____ DATA PROVIDED

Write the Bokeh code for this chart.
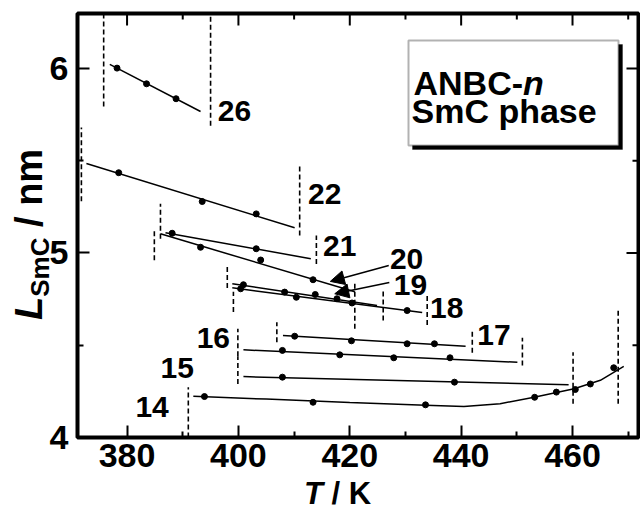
from bokeh.plotting import figure
from bokeh.models import (Range1d, FixedTicker, Label, Arrow, NormalHead,
                          BoxAnnotation, ColumnDataSource, Div, GridBox)
from bokeh.core.properties import value
from bokeh.embed import file_html
from bokeh.resources import INLINE

# ---------------- data ----------------
series = ["26", "22", "21", "20", "19", "18", "17", "16", "15", "14"]

# measured points (T / K, L / nm)
s26_T = [378.2, 383.5, 388.8];            s26_L = [6.002, 5.917, 5.836]
s22_T = [378.5, 393.5, 403.2];            s22_L = [5.435, 5.279, 5.212]
s21_T = [388.1, 403.2];                   s21_L = [5.107, 5.023]
s20_T = [393.2, 404.0, 413.4];            s20_L = [5.031, 4.962, 4.855]
s19_T = [400.9, 408.3, 413.8, 417.7];     s19_L = [4.828, 4.788, 4.775, 4.752]
s18_T = [400.4, 410.4, 420.4, 430.3];     s18_L = [4.806, 4.760, 4.729, 4.688]
s17_T = [410.1, 420.3, 430.3, 435.2];     s17_L = [4.549, 4.524, 4.508, 4.508]
s16_T = [407.9, 418.2, 427.9, 438.0];     s16_L = [4.472, 4.448, 4.432, 4.432]
s15_T = [407.9, 438.8];                   s15_L = [4.327, 4.300]
s14_T = [393.9, 413.4, 433.6, 453.2, 457.1, 460.5, 463.2, 467.4]
s14_L = [4.222, 4.191, 4.177, 4.218, 4.246, 4.260, 4.290, 4.378]

# fitted lines (as drawn in the picture)
f26_T = [376.9, 393.2];  f26_L = [6.022, 5.767]
f22_T = [372.7, 410.1];  f22_L = [5.485, 5.137]
f21_T = [386.9, 413.0];  f21_L = [5.110, 4.969]
f20_T = [386.0, 420.9];  f20_L = [5.104, 4.790]
f19_T = [398.9, 424.9];  f19_L = [4.833, 4.716]
f18_T = [398.9, 433.0];  f18_L = [4.811, 4.677]
f17_T = [408.0, 440.8];  f17_L = [4.553, 4.495]
f16_T = [400.9, 450.1];  f16_L = [4.475, 4.408]
f15_T = [400.9, 459.3];  f15_L = [4.330, 4.286]
f14_T = [391.9, 405.0, 420.0, 433.6, 440.5, 447.0, 453.1, 460.3, 465.0, 469.2]
f14_L = [4.224, 4.208, 4.190, 4.175, 4.168, 4.183, 4.218, 4.264, 4.310, 4.385]

# phase-transition temperatures (dashed markers): T, L from, L to
tr_T  = [375.8, 395.0, 371.8, 411.0, 386.0, 414.0, 384.9, 420.9, 398.0, 426.0,
         399.1, 433.9, 406.9, 442.0, 399.9, 451.0, 399.9, 460.1, 391.0, 468.2]
tr_L0 = [5.794, 5.690, 5.280, 5.095, 5.077, 4.941, 4.960, 4.590, 4.810, 4.634,
         4.680, 4.610, 4.516, 4.460, 4.440, 4.390, 4.290, 4.183, 4.000, 4.183]
tr_L1 = [6.300, 6.300, 5.680, 5.474, 5.267, 5.095, 5.133, 4.840, 4.930, 4.808,
         4.790, 4.770, 4.625, 4.580, 4.590, 4.540, 4.440, 4.462, 4.273, 4.688]

# series-number labels (centre positions)
lab_T = [399.3, 415.5, 418.2, 430.2, 430.9, 437.4, 445.9, 395.5, 389.0, 384.5]
lab_L = [5.770, 5.320, 5.040, 4.965, 4.826, 4.700, 4.553, 4.537, 4.374, 4.164]

# arrows for 20 and 19: start (T, L) -> end (T, L)
arr_T0 = [427.0, 427.1]; arr_L0 = [4.932, 4.840]
arr_T1 = [416.5, 417.3]; arr_L1 = [4.846, 4.779]

x_major = [380, 400, 420, 440, 460]
x_minor = [390, 410, 430, 450, 470]
y_major = [4, 5, 6]
y_minor = [4.5, 5.5]

X0, X1 = 371.1, 471.85
Y0, Y1 = 4.0, 6.298

# ---------------- figure ----------------
FONT = "Liberation Sans"
p = figure(width=640, height=512, output_backend="svg", toolbar_location=None,
           x_range=Range1d(X0, X1), y_range=Range1d(Y0, Y1),
           min_border_left=77, min_border_right=2, min_border_top=13,
           min_border_bottom=75, margin=0)
p.xgrid.visible = False
p.ygrid.visible = False
p.outline_line_color = "black"
p.outline_line_width = 4
p.background_fill_color = "white"
p.border_fill_color = "white"

# pixel helpers (canvas pixels -> data)
FL, FT, FW, FH = 77, 13, 561, 424
def pxT(px):
    return X0 + (px - FL) * (X1 - X0) / FW
def pyL(py):
    return Y0 + (FT + FH - py) * (Y1 - Y0) / FH

for ax, ticks in ((p.xaxis[0], (x_major, x_minor)), (p.yaxis[0], (y_major, y_minor))):
    ax.ticker = FixedTicker(ticks=ticks[0], minor_ticks=ticks[1])
    ax.axis_line_color = None
    ax.major_tick_in = 12
    ax.major_tick_out = 0
    ax.minor_tick_in = 6
    ax.minor_tick_out = 0
    ax.major_tick_line_width = 2
    ax.minor_tick_line_width = 2
    ax.major_tick_line_color = "black"
    ax.minor_tick_line_color = "black"
    ax.major_label_text_font = FONT
    ax.major_label_text_font_style = "bold"
    ax.major_label_text_font_size = "34px"
    ax.major_label_text_color = "black"
p.xaxis.major_label_standoff = 6
p.yaxis.major_label_standoff = 9

# mirrored ticks on the top and right edges of the frame
kx = (X1 - X0) / FW
ky = (Y1 - Y0) / FH
p.segment(x0=x_major, x1=x_major, y0=[Y1] * len(x_major), y1=[Y1 - 12 * ky] * len(x_major),
          line_color="black", line_width=2)
p.segment(x0=x_minor, x1=x_minor, y0=[Y1] * len(x_minor), y1=[Y1 - 6 * ky] * len(x_minor),
          line_color="black", line_width=2)
p.segment(x0=[X1] * len(y_major), x1=[X1 - 12 * kx] * len(y_major), y0=y_major, y1=y_major,
          line_color="black", line_width=2)
p.segment(x0=[X1] * len(y_minor), x1=[X1 - 6 * kx] * len(y_minor), y0=y_minor, y1=y_minor,
          line_color="black", line_width=2)

# dashed transition markers
p.segment(x0=tr_T, y0=tr_L0, x1=tr_T, y1=tr_L1, line_color="black",
          line_width=1.6, line_dash="5 3")

# fitted lines and points
fits = [(f26_T, f26_L), (f22_T, f22_L), (f21_T, f21_L), (f20_T, f20_L),
        (f19_T, f19_L), (f18_T, f18_L), (f17_T, f17_L), (f16_T, f16_L),
        (f15_T, f15_L), (f14_T, f14_L)]
pts = [(s26_T, s26_L), (s22_T, s22_L), (s21_T, s21_L), (s20_T, s20_L),
       (s19_T, s19_L), (s18_T, s18_L), (s17_T, s17_L), (s16_T, s16_L),
       (s15_T, s15_L), (s14_T, s14_L)]
for (fx, fy) in fits:
    p.line(fx, fy, line_color="black", line_width=1.5)
for (sx, sy) in pts:
    p.scatter(sx, sy, size=6, marker="circle", fill_color="black", line_color="black")

# series numbers
src = ColumnDataSource(dict(x=lab_T, y=lab_L, t=series))
p.text(x="x", y="y", text="t", source=src, text_font=value(FONT),
       text_font_style="bold", text_font_size="30px", text_align="center",
       text_baseline="middle", text_color="black")

# arrows
for i in range(2):
    p.add_layout(Arrow(x_start=arr_T0[i], y_start=arr_L0[i], x_end=arr_T1[i], y_end=arr_L1[i],
                       line_color="black", line_width=1.5,
                       end=NormalHead(size=14, fill_color="black", line_color="black")))

# boxed caption with shadow
p.add_layout(BoxAnnotation(left=pxT(412), right=pxT(622), top=pyL(44), bottom=pyL(149),
                           fill_color="black", fill_alpha=1.0, line_color="black", line_width=1))
p.add_layout(BoxAnnotation(left=pxT(408), right=pxT(618), top=pyL(40), bottom=pyL(145),
                           fill_color="white", fill_alpha=1.0, line_color="black", line_width=2))

def lab(text, px, py, size, style="bold"):
    p.add_layout(Label(x=pxT(px), y=pyL(py), text=text, text_font=FONT,
                       text_font_style=style, text_font_size=size, text_color="black",
                       text_align="left", text_baseline="alphabetic"))

lab("ANBC-", 413, 82, "34px")
lab("n", 413 + 3.221 * 34, 82, "34px", "bold italic")
lab("SmC phase", 411, 110, "34px")

# ---------------- axis titles (HTML overlay on the same grid cell) ----------------
titles_html = (
    '<div style="position:relative; width:640px; height:512px; margin:0; padding:0; '
    "font-family:'Liberation Sans'; font-weight:bold; color:black;\">"
    # y title: L_SmC / nm, rotated to read upwards
    '<div style="position:absolute; left:10px; top:320px; margin:0; padding:0; '
    'white-space:nowrap; transform-origin:0 0; transform:rotate(-90deg); '
    'font-size:38px; line-height:38px;">'
    '<i>L</i><span style="font-size:26px; vertical-align:-7px;">SmC</span> / nm</div>'
    # x title: T / K
    '<div style="position:absolute; left:304px; top:478px; margin:0; padding:0; '
    'white-space:nowrap; font-size:31px; line-height:31px;">'
    '<i>T</i> / K</div>'
    '</div>'
)
titles = Div(text=titles_html, width=640, height=512, margin=0,
             styles={"overflow": "visible", "pointer-events": "none"})

layout = GridBox(children=[(p, 0, 0), (titles, 0, 0)], width=640, height=512, margin=0)

open("out.html", "w").write(file_html(layout, INLINE))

________

#### STATED GOAL
Only the lines from the start of the material through the line containing "s14_L = [4.222, 4.191, 4.177, 4.218, 4.246, 4.260, 4.290, 4.378]" should be transcribed. Pictures stay out.

#### WRITTEN RESPONSE
Write the Bokeh code for this chart.
from bokeh.plotting import figure
from bokeh.models import (Range1d, FixedTicker, Label, Arrow, NormalHead,
                          BoxAnnotation, ColumnDataSource, Div, GridBox)
from bokeh.core.properties import value
from bokeh.embed import file_html
from bokeh.resources import INLINE

# ---------------- data ----------------
series = ["26", "22", "21", "20", "19", "18", "17", "16", "15", "14"]

# measured points (T / K, L / nm)
s26_T = [378.2, 383.5, 388.8];            s26_L = [6.002, 5.917, 5.836]
s22_T = [378.5, 393.5, 403.2];            s22_L = [5.435, 5.279, 5.212]
s21_T = [388.1, 403.2];                   s21_L = [5.107, 5.023]
s20_T = [393.2, 404.0, 413.4];            s20_L = [5.031, 4.962, 4.855]
s19_T = [400.9, 408.3, 413.8, 417.7];     s19_L = [4.828, 4.788, 4.775, 4.752]
s18_T = [400.4, 410.4, 420.4, 430.3];     s18_L = [4.806, 4.760, 4.729, 4.688]
s17_T = [410.1, 420.3, 430.3, 435.2];     s17_L = [4.549, 4.524, 4.508, 4.508]
s16_T = [407.9, 418.2, 427.9, 438.0];     s16_L = [4.472, 4.448, 4.432, 4.432]
s15_T = [407.9, 438.8];                   s15_L = [4.327, 4.300]
s14_T = [393.9, 413.4, 433.6, 453.2, 457.1, 460.5, 463.2, 467.4]
s14_L = [4.222, 4.191, 4.177, 4.218, 4.246, 4.260, 4.290, 4.378]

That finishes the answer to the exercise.